§ **Written request**
Filter out everything except lines holding "this".

• • • • •

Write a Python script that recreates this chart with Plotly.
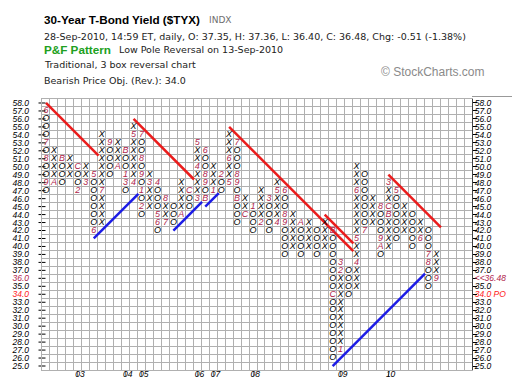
import plotly.graph_objects as go

# ---------------- data ----------------
col_type = "OXOXOXOXOXOXOXOXOXOXOXOXOXOXOXOXOXOXOXOXOXOXOXOXOX"
col_low = [47, 48, 48, 49, 47, 48, 42, 43, 49, 50, 47, 48, 44, 45, 42, 43, 43, 44, 45, 46,
           46, 47, 47, 48, 43, 44, 42, 43, 42, 43, 39, 40, 39, 40, 39, 40, 26, 27, 34, 35,
           42, 43, 39, 40, 41, 42, 40, 41, 35, 36]
col_high = [57, 52, 51, 51, 50, 50, 49, 54, 53, 53, 52, 55, 54, 49, 48, 46, 45, 48, 47, 53,
            52, 50, 49, 54, 53, 46, 45, 47, 46, 48, 47, 44, 43, 43, 42, 43, 42, 38, 37, 50,
            49, 46, 45, 48, 47, 45, 44, 43, 42, 39]

mark_col = [0, 0, 0, 0, 1, 2, 4, 4, 5, 6, 6, 7, 8, 9, 10, 10, 10, 11, 11,
            12, 12, 12, 12, 12, 13, 14, 14, 14, 15, 15, 17, 18, 19, 19, 19,
            20, 20, 20, 20, 21, 22, 23, 23, 24, 24, 24, 24, 25, 26, 27, 28, 29, 29,
            30, 30, 30, 32, 36, 36, 37, 37, 37, 39, 39, 39, 40, 42, 42, 42,
            43, 43, 43, 44, 47, 48, 48, 49]
mark_box = [57, 53, 51, 48, 48, 51, 50, 47, 48, 49, 42, 47, 53, 50, 52, 49, 48, 48, 54,
            54, 51, 49, 47, 45, 48, 48, 44, 43, 43, 46, 44, 47, 46, 50, 53,
            52, 49, 48, 46, 47, 49, 48, 51, 53, 49, 48, 46, 44, 45, 43, 46, 43, 47,
            47, 44, 43, 43, 42, 34, 27, 37, 38, 38, 41, 47, 42, 45, 41, 40,
            44, 45, 48, 47, 41, 39, 38, 36]
mark_lbl = ["6", "7", "8", "9", "A", "B", "C", "2", "3", "5", "6", "7", "9", "A", "B", "1", "3", "4", "5",
            "7", "8", "9", "1", "2", "3", "4", "5", "6", "7", "8", "A", "C", "3", "4", "5",
            "6", "8", "9", "B", "1", "2", "5", "6", "7", "8", "9", "B", "C", "1", "2", "3", "4", "5",
            "6", "8", "9", "A", "B", "C", "1", "2", "3", "4", "5", "6", "7", "8", "9", "A",
            "B", "C", "3", "5", "6", "7", "8", "9"]

year_cols = [4, 10, 12, 19, 21, 26, 37, 43]
year_lbls = ["03", "04", "05", "06", "07", "08", "09", "10"]

box_min, box_max = 25, 58
n_cols = 54
last_price = "36.48"
price_obj = 34

# trend lines: starting column and the column where each line stops
res_cols = [0, 11, 23, 35, 43]
res_end = [6.6, 18.6, 38.6, 38.6, 49.6]
sup_cols = [6, 16, 20, 36]
sup_end = [11.6, 19.6, 21.7, 47.6]

# ---------------- layout geometry ----------------
W, H = 520, 386
L, R, T, B = 34, 56, 91, 24
PW, PH = W - L - R, H - T - B


def pxx(x):
    return (x - L) / PW


def pyy(y):
    return (H - B - y) / PH


GRID = "#b0b0b0"
MAROON = "#b0244c"
RED = "#ff1a1a"
AXFONT = dict(family="Liberation Sans", size=8.5, color="black", style="italic")
GLYPH = dict(family="Liberation Sans", size=9, color="black", style="italic")

boxes = list(range(box_min, box_max + 1))
marks = {(c, b): t for c, b, t in zip(mark_col, mark_box, mark_lbl)}
xo_x, xo_y, xo_t = [], [], []
for c, (tp, lo, hi) in enumerate(zip(col_type, col_low, col_high)):
    for b in range(lo, hi + 1):
        if (c, b) not in marks:
            xo_x.append(c)
            xo_y.append(b)
            xo_t.append(tp)

fig = go.Figure()

# bearish resistance lines (red) and bullish support lines (blue), 45 degrees
for c, e in zip(res_cols, res_end):
    y0 = col_high[c] + 1
    fig.add_trace(go.Scatter(x=[c, e], y=[y0, y0 - (e - c)], mode="lines",
                             line=dict(color="#ea1c1c", width=2.5),
                             hoverinfo="skip", showlegend=False))
for c, e in zip(sup_cols, sup_end):
    y0 = col_low[c] - 1
    fig.add_trace(go.Scatter(x=[c, e], y=[y0, y0 + (e - c)], mode="lines",
                             line=dict(color="#1c1ce6", width=2.5),
                             hoverinfo="skip", showlegend=False))

fig.add_trace(go.Scatter(x=xo_x, y=xo_y, text=xo_t, mode="text",
                         textposition="middle center", textfont=GLYPH,
                         hoverinfo="skip", showlegend=False))
fig.add_trace(go.Scatter(x=mark_col, y=mark_box, text=mark_lbl, mode="text",
                         textposition="middle center",
                         textfont=dict(GLYPH, color=MAROON),
                         hoverinfo="skip", showlegend=False))

# left tick marks crossing the grid edge
fig.add_trace(go.Scatter(x=[-0.5] * len(boxes), y=boxes, mode="markers",
                         marker=dict(symbol="line-ew", size=5, line=dict(width=1, color="black")),
                         cliponaxis=False, hoverinfo="skip", showlegend=False))

# dummy traces so the label axes are drawn
fig.add_trace(go.Scatter(x=[0], y=[40], xaxis="x2", yaxis="y2", mode="markers",
                         marker=dict(opacity=0), hoverinfo="skip", showlegend=False))
fig.add_trace(go.Scatter(x=[0], y=[40], xaxis="x3", yaxis="y3", mode="markers",
                         marker=dict(opacity=0), hoverinfo="skip", showlegend=False))

left_txt, right_txt = [], []
for b in boxes:
    s = f"{b:.1f}"
    if b == int(float(last_price)):
        left_txt.append(f'<span style="color:{MAROON}">{s}</span>')
        right_txt.append(f'<span style="color:{MAROON}">&lt;&lt;{last_price}</span>')
    elif b == price_obj:
        left_txt.append(f'<span style="color:{RED}">{s}</span>')
        right_txt.append(f'<span style="color:{RED}">{s} PO</span>')
    else:
        left_txt.append(s)
        right_txt.append(s)

xr = [-0.5, n_cols - 0.5]
yr = [box_min - 0.5, box_max + 0.5]

fig.update_layout(
    width=W, height=H,
    margin=dict(l=L, r=R, t=T, b=B, autoexpand=False),
    paper_bgcolor="white", plot_bgcolor="white",
    showlegend=False,
    xaxis=dict(range=xr, tickmode="linear", tick0=-0.5, dtick=1, showgrid=True,
               gridcolor=GRID, gridwidth=1, showticklabels=False, ticks="",
               zeroline=False, showline=True, linecolor=GRID, mirror=True, fixedrange=True),
    yaxis=dict(range=yr, tickmode="linear", tick0=box_min - 0.5, dtick=1, showgrid=True,
               gridcolor=GRID, gridwidth=1, showticklabels=False, ticks="",
               zeroline=False, showline=True, linecolor=GRID, mirror=True, fixedrange=True),
    xaxis2=dict(overlaying="x", range=xr, tickmode="array", tickvals=year_cols,
                ticks="outside", ticklen=5, tickcolor="#888", tickwidth=1,
                showticklabels=False, showgrid=False, zeroline=False, showline=False),
    xaxis3=dict(overlaying="x", range=xr, tickmode="array",
                tickvals=[c + 0.28 for c in year_cols], ticktext=year_lbls,
                ticks="", showgrid=False, zeroline=False, showline=False,
                tickfont=AXFONT, ticklabelstandoff=-3),
    yaxis2=dict(overlaying="y", side="left", range=yr, tickmode="array",
                tickvals=boxes, ticktext=left_txt, ticks="", showgrid=False,
                zeroline=False, showline=False, tickfont=AXFONT, ticklabelstandoff=12),
    yaxis3=dict(overlaying="y", side="right", range=yr, tickmode="array",
                tickvals=boxes, ticktext=right_txt, ticks="outside", ticklen=4,
                tickcolor="black", showgrid=False, zeroline=False, showline=True,
                linecolor="#444", tickfont=AXFONT, ticklabelstandoff=-4),
)

fig.add_shape(type="line", xref="paper", yref="paper", x0=1.0, x1=pxx(W), y0=pyy(88.5), y1=pyy(88.5),
              line=dict(color="#999", width=1))

line2 = "28-Sep-2010, 14:59 ET, daily, O: 37.35, H: 37.36, L: 36.40, C: 36.48, Chg: -0.51 (-1.38%)"
headers = [
    (35, 11.7, "<b>30-Year T-Bond Yield ($TYX)</b>", "Liberation Sans", 11.7, "black"),
    (200, 12.0, "INDX", "DejaVu Sans", 9, "#6e6e6e"),
    (35, 28.5, line2, "DejaVu Sans", 9.5, "#222"),
    (35, 41.0, "<b>P&amp;F Pattern</b>", "Liberation Sans", 11.7, "#20a020"),
    (110, 41.7, "Low Pole Reversal on 13-Sep-2010", "DejaVu Sans", 9.5, "#222"),
    (35, 56.7, "Traditional, 3 box reversal chart", "DejaVu Sans", 9.5, "#222"),
    (35, 72.0, "Bearish Price Obj. (Rev.): 34.0", "DejaVu Sans", 9.5, "#222"),
    (372, 64.3, "© StockCharts.com", "Liberation Sans", 12, "#8a8a8a"),
]
for x, y, txt, fam, sz, colr in headers:
    fig.add_annotation(x=pxx(x), y=pyy(y), xref="paper", yref="paper", text=txt,
                       showarrow=False, xanchor="left", yanchor="middle", borderpad=0,
                       font=dict(family=fam, size=sz, color=colr))

fig.write_html("out.html")
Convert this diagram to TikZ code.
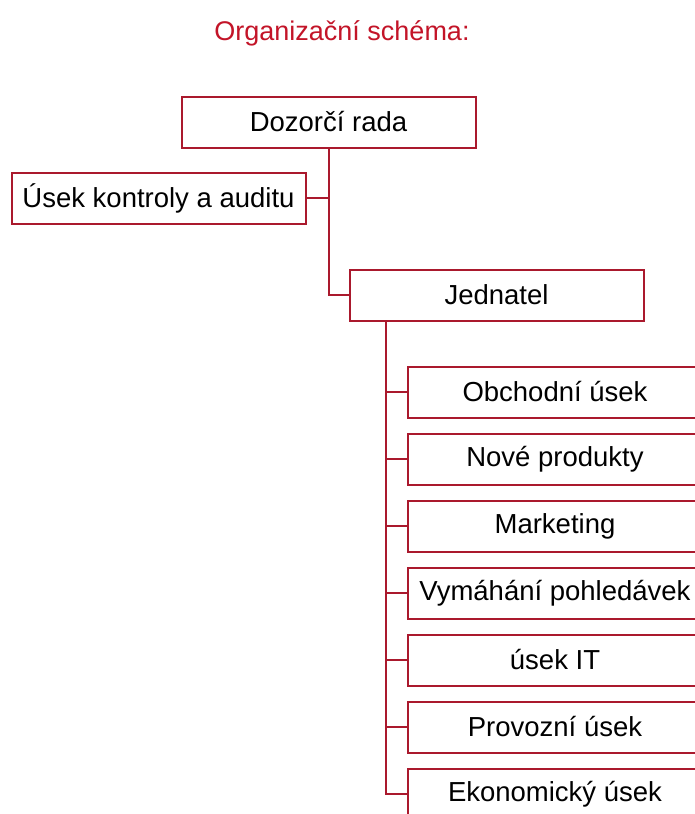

• • • • •

§ **Finished task**
Write a Python script that recreates this chart with Plotly.
Convert this diagram to TikZ code.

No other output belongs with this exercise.